Items listed in a dataset:
▬▬▬▬▬▬▬▬▬▬
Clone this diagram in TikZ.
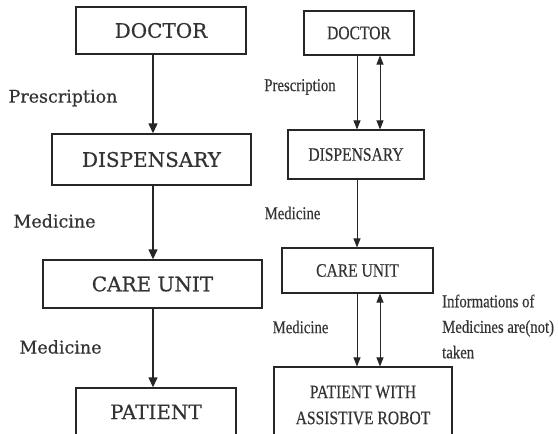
\documentclass[tikz,border=0pt]{standalone}
\usepackage{fontspec}
\setmainfont{DejaVu Serif}
\newfontfamily\lfont[FakeBold=0.6]{DejaVu Serif}
\newfontfamily\rfont[FakeStretch=0.82,FakeBold=0.4]{Liberation Serif}
\usetikzlibrary{arrows.meta,calc}
\begin{document}
\begin{tikzpicture}[x=1pt,y=-1pt,
  lbox/.style={draw=black!85,line width=1.4pt,rectangle,inner sep=0pt,
    font=\lfont\fontsize{20}{24}\selectfont,text=black!80},
  rbox/.style={draw=black!85,line width=1.1pt,rectangle,inner sep=0pt,
    font=\rfont\fontsize{19}{26}\selectfont,text=black!80,align=center},
  llab/.style={font=\lfont\fontsize{17.5}{21}\selectfont,text=black!80,inner sep=0pt},
  rlab/.style={font=\rfont\fontsize{18}{25.5}\selectfont,text=black!80,inner sep=0pt},
  larr/.style={line width=1.4pt,draw=black!85,-{Triangle[length=10pt,width=9pt]}},
  rarr/.style={line width=0.9pt,draw=black!85,-{Triangle[length=9pt,width=7pt]}},
  rdarr/.style={line width=0.9pt,draw=black!85,{Triangle[length=9pt,width=7pt]}-{Triangle[length=9pt,width=7pt]}}]
\useasboundingbox (0,0) rectangle (558,434);
\clip (0,0) rectangle (558,434);
% left column
\node[lbox,minimum width=170,minimum height=47] (ldoc) at (161,30.5) {DOCTOR};
\node[lbox,minimum width=199,minimum height=51] (ldisp) at (151.5,159.5) {DISPENSARY};
\node[lbox,minimum width=219,minimum height=48] (lcare) at (152.5,284) {CARE UNIT};
\node[lbox,minimum width=160,minimum height=48] (lpat) at (156,412) {PATIENT};
\coordinate (lax) at (153,0);
\draw[larr] (ldoc.south -| lax) -- (ldisp.north -| lax);
\draw[larr] (ldisp.south -| lax) -- (lcare.north -| lax);
\draw[larr] (lcare.south -| lax) -- (lpat.north -| lax);
\node[llab] (lp) at (63,98) {Prescription};
\node[llab] (lm1) at (54.5,221) {Medicine};
\node[llab] (lm2) at (60.5,347) {Medicine};
% right column
\node[rbox,minimum width=110,minimum height=44] (rdoc) at (359,33) {DOCTOR};
\node[rbox,minimum width=136,minimum height=49] (rdisp) at (356,154.5) {DISPENSARY};
\node[rbox,minimum width=151,minimum height=45] (rcare) at (357.5,270.5) {CARE UNIT};
\node[rbox,minimum width=178,minimum height=76] (rpat) at (363,405) {PATIENT WITH\\ASSISTIVE ROBOT};
\coordinate (rax) at (357,0);
\coordinate (rbx) at (380,0);
\draw[rarr] (rdoc.south -| rax) -- (rdisp.north -| rax);
\draw[rdarr] (rdoc.south -| rbx) -- (rdisp.north -| rbx);
\draw[rarr] (rdisp.south -| rax) -- (rcare.north -| rax);
\draw[rarr] (rcare.south -| rax) -- (rpat.north -| rax);
\draw[rdarr] (rcare.south -| rbx) -- (rpat.north -| rbx);
\node[rlab] (rp) at (300,87) {Prescription};
\node[rlab] (rm1) at (292.5,213) {Medicine};
\node[rlab] (rm2) at (300.5,327) {Medicine};
\node[rlab,anchor=west,align=left] (rinfo) at (442,326.5) {Informations of\\Medicines are(not)\\taken};
\end{tikzpicture}
\end{document}
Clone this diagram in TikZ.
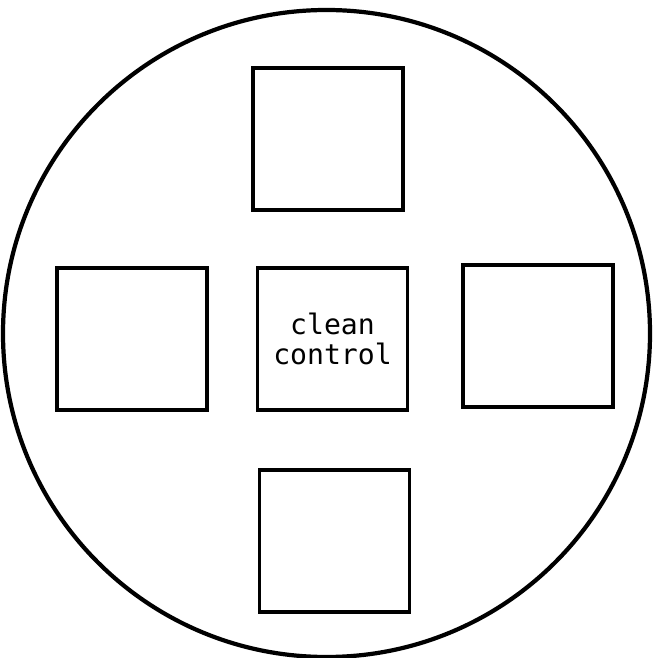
\documentclass[tikz,border=0pt]{standalone}
\usepackage{fontspec}
\newfontfamily\platefont{DejaVu Sans Mono}
\usetikzlibrary{positioning}
\tikzset{
  plato/.style={
    circle,
    draw=black,
    line width=1.2pt,
    minimum size=6.47cm,
    inner sep=0pt
  },
  pozo/.style={
    draw=black,
    line width=0.9pt,
    minimum width=1.50cm,
    minimum height=1.42cm,
    inner sep=0pt,
    align=center,
    font=\platefont\fontsize{8pt}{8.6pt}\selectfont
  }
}
\begin{document}
\begin{tikzpicture}
\useasboundingbox (0,0) rectangle (6.53,6.58);
\node[plato] (disco) at (3.265,3.245) {};
\node[pozo] (arriba) at (3.28,5.19) {};
\node[pozo] (izq) at (1.32,3.19) {};
\node[pozo] (centro) at (3.325,3.19) {clean\\control};
\node[pozo] (der) at (5.38,3.22) {};
\node[pozo] (abajo) at (3.345,1.17) {};
\end{tikzpicture}
\end{document}
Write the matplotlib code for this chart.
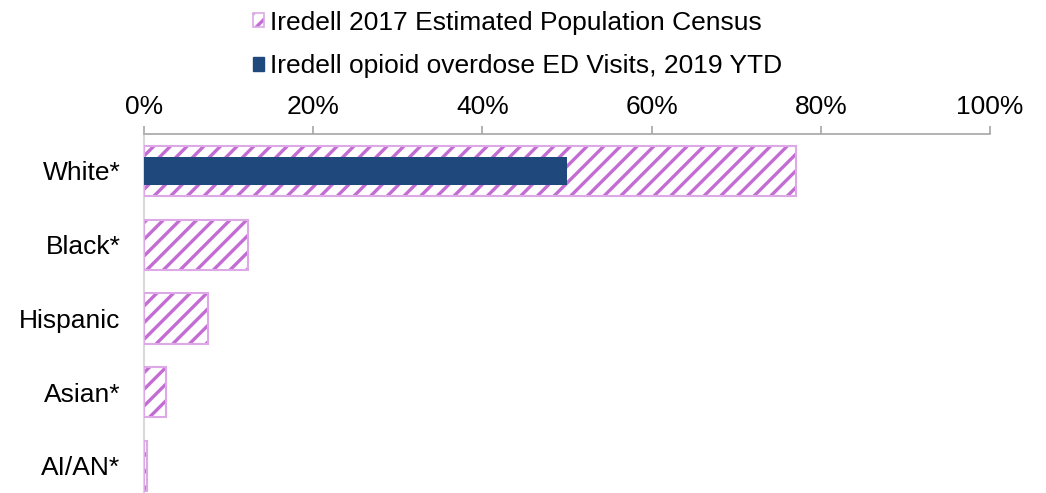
import matplotlib.pyplot as plt
import numpy as np
from matplotlib.patches import Patch

plt.rcParams['font.family'] = ['Liberation Sans', 'DejaVu Sans']
plt.rcParams['hatch.linewidth'] = 2.4

# Datos
categorias = ['White*', 'Black*', 'Hispanic', 'Asian*', 'AI/AN*']
censo_2017 = [77.1, 12.3, 7.6, 2.6, 0.3]
visitas_ed_2019 = [50.0, 0, 0, 0, 0]
ticks_x = [0, 20, 40, 60, 80, 100]

color_hatch = '#C36CD4'
color_borde = '#DCA9E6'
color_ed = '#1F497D'

fig = plt.figure(figsize=(10.46, 4.93), dpi=100)
ax = fig.add_axes([144 / 1046, -0.02, 846 / 1046, 0.748])

y = np.arange(len(categorias))

# Censo (rayado)
ax.barh(y, censo_2017, height=0.68, color='white', edgecolor=color_hatch,
        hatch='//', linewidth=0, zorder=2)
ax.barh(y, censo_2017, height=0.68, fill=False, edgecolor=color_borde,
        linewidth=1.5, zorder=3)
# Visitas ED
ax.barh(y, visitas_ed_2019, height=0.39, color=color_ed, zorder=4)

ax.set_xlim(0, 100)
ax.set_ylim(4.5, -0.5)
ax.set_xticks(ticks_x)
ax.set_xticklabels([f'{t}%' for t in ticks_x], fontsize=19)
ax.set_yticks(y)
ax.set_yticklabels(categorias, fontsize=19)
ax.xaxis.tick_top()
ax.tick_params(axis='x', direction='out', length=6, width=1.2, color='#A6A6A6', pad=5)
ax.tick_params(axis='y', length=0, pad=17)

for s in ['right', 'bottom']:
    ax.spines[s].set_visible(False)
ax.spines['top'].set_color('#A6A6A6')
ax.spines['top'].set_linewidth(1.2)
ax.spines['left'].set_color('#D9D9D9')
ax.spines['left'].set_linewidth(1.5)

# Leyenda
h1 = Patch(facecolor='white', edgecolor=color_hatch, hatch='//', linewidth=0)
h1b = Patch(fill=False, edgecolor=color_borde, linewidth=1.2)
h2 = Patch(facecolor=color_ed, edgecolor=color_ed)
fig.legend([(h1, h1b), h2], ['Iredell 2017 Estimated Population Census',
                             'Iredell opioid overdose ED Visits, 2019 YTD'],
           loc='upper left', bbox_to_anchor=(242 / 1046, 1.0), frameon=False,
           fontsize=19, handlelength=0.45, handleheight=0.45, handletextpad=0.2,
           labelspacing=0.75, borderaxespad=0, borderpad=0.4)

plt.savefig('out.png', dpi=100)
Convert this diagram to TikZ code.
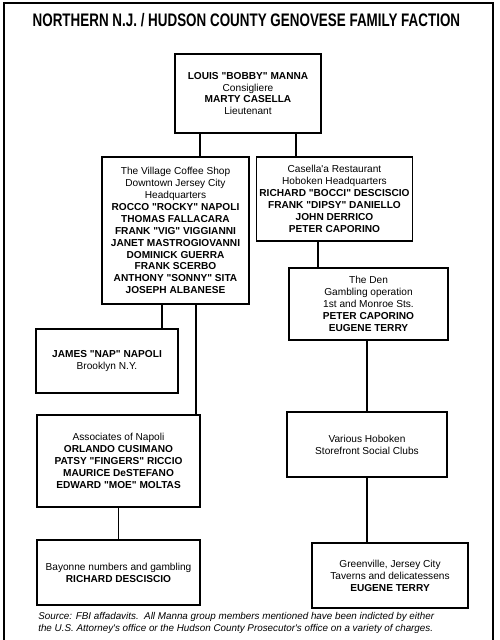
\documentclass[tikz,border=0pt]{standalone}
\usepackage{fontspec}
\setmainfont{Liberation Sans}[Ligatures=TeXOff]
\newfontfamily\titlefont[FakeStretch=0.74]{Liberation Sans}
\usetikzlibrary{positioning}
\tikzset{
    %Boxes of the chart
    crew/.style={
      rectangle,
      draw=black, line width=0.9pt,
      inner sep=2pt,
      align=center,
      font=\fontsize{7.2}{8.5}\selectfont},
    link/.style={
      draw=black, line width=0.8pt},
    frame/.style={
      draw=black, line width=1.2pt}
}
\begin{document}
\begin{tikzpicture}
\useasboundingbox (0,0) rectangle (12.475,-16);
\draw [frame] (0.1,-16.2) -- (0.1,-0.075) -- (12.325,-0.075) -- (12.325,-16.2);

\node (title) at (6.16,-0.5) {\titlefont\fontsize{12.9}{14}\selectfont\bfseries NORTHERN N.J. / HUDSON COUNTY GENOVESE FAMILY FACTION};

\node [crew, minimum width=3.65cm, minimum height=1.975cm] (manna) at (6.2,-2.3375)
  {\textbf{LOUIS "BOBBY" MANNA}\\Consigliere\\\textbf{MARTY CASELLA}\\Lieutenant};

\node [crew, minimum width=3.675cm, minimum height=3.675cm] (village) at (4.3875,-5.7625)
  {The Village Coffee Shop\\Downtown Jersey City\\Headquarters\\
   \textbf{ROCCO "ROCKY" NAPOLI}\\\textbf{THOMAS FALLACARA}\\\textbf{FRANK "VIG" VIGGIANNI}\\
   \textbf{JANET MASTROGIOVANNI}\\\textbf{DOMINICK GUERRA}\\\textbf{FRANK SCERBO}\\
   \textbf{ANTHONY "SONNY" SITA}\\\textbf{JOSEPH ALBANESE}};

\node [crew, minimum width=3.875cm, minimum height=2.1cm] (casella) at (8.3625,-4.975)
  {Casella'a Restaurant\\Hoboken Headquarters\\\textbf{RICHARD "BOCCI" DESCISCIO}\\
   \textbf{FRANK "DIPSY" DANIELLO}\\\textbf{JOHN DERRICO}\\\textbf{PETER CAPORINO}};

\node [crew, minimum width=3.975cm, minimum height=1.8cm] (den) at (9.2125,-7.6)
  {The Den\\Gambling operation\\1st and Monroe Sts.\\\textbf{PETER CAPORINO}\\\textbf{EUGENE TERRY}};

\node [crew, minimum width=3.55cm, minimum height=1.6cm] (james) at (2.675,-9.025)
  {\textbf{JAMES "NAP" NAPOLI}\\Brooklyn N.Y.};

\node [crew, minimum width=4.075cm, minimum height=2.3cm] (assoc) at (2.9625,-11.525)
  {Associates of Napoli\\\textbf{ORLANDO CUSIMANO}\\\textbf{PATSY "FINGERS" RICCIO}\\
   \textbf{MAURICE DeSTEFANO}\\\textbf{EDWARD "MOE" MOLTAS}};

\node [crew, minimum width=4.0cm, minimum height=1.625cm] (various) at (9.175,-11.1125)
  {Various Hoboken\\Storefront Social Clubs};

\node [crew, minimum width=4.075cm, minimum height=1.625cm] (bayonne) at (2.9625,-14.3125)
  {Bayonne numbers and gambling\\\textbf{RICHARD DESCISCIO}};

\node [crew, minimum width=3.9cm, minimum height=1.625cm] (greenville) at (9.75,-14.3875)
  {Greenville, Jersey City\\Taverns and delicatessens\\\textbf{EUGENE TERRY}};

\node [anchor=north west, align=left, inner sep=0pt,
       font=\fontsize{7}{8.6}\selectfont\itshape] (source) at (0.95,-15.3)
  {Source: FBI affadavits.\ \ All Manna group members mentioned have been indicted by either\\
   the U.S. Attorney's office or the Hudson County Prosecutor's office on a variety of charges.};

% connectors
\draw [link] ([xshift=-1.2cm]manna.south) -- ([xshift=-1.2cm]manna.south |- village.north);
\draw [link] ([xshift=1.2cm]manna.south) -- ([xshift=1.2cm]manna.south |- casella.north);
\draw [link] ([xshift=-0.3375cm]village.south) -- ([xshift=-0.3375cm]village.south |- james.north);
\draw [link] ([xshift=0.5125cm]village.south) -- ([xshift=0.5125cm]village.south |- assoc.north);
\draw [link] ([xshift=-0.4125cm]casella.south) -- ([xshift=-0.4125cm]casella.south |- den.north);
\draw [link] (various.north) -- (various.north |- den.south);
\draw [link] (various.south) -- (various.south |- greenville.north);
\draw [link] (assoc.south) -- (assoc.south |- bayonne.north);
\end{tikzpicture}
\end{document}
▬▬▬▬▬▬▬▬▬▬
• _TASK DIRECTIONS_
Look over the material above and show each line where "this" appears.

• _RESULT_
Clone this diagram in TikZ.
Clone this diagram in TikZ.
Write the matplotlib code for this chart.
Convert this diagram to TikZ code.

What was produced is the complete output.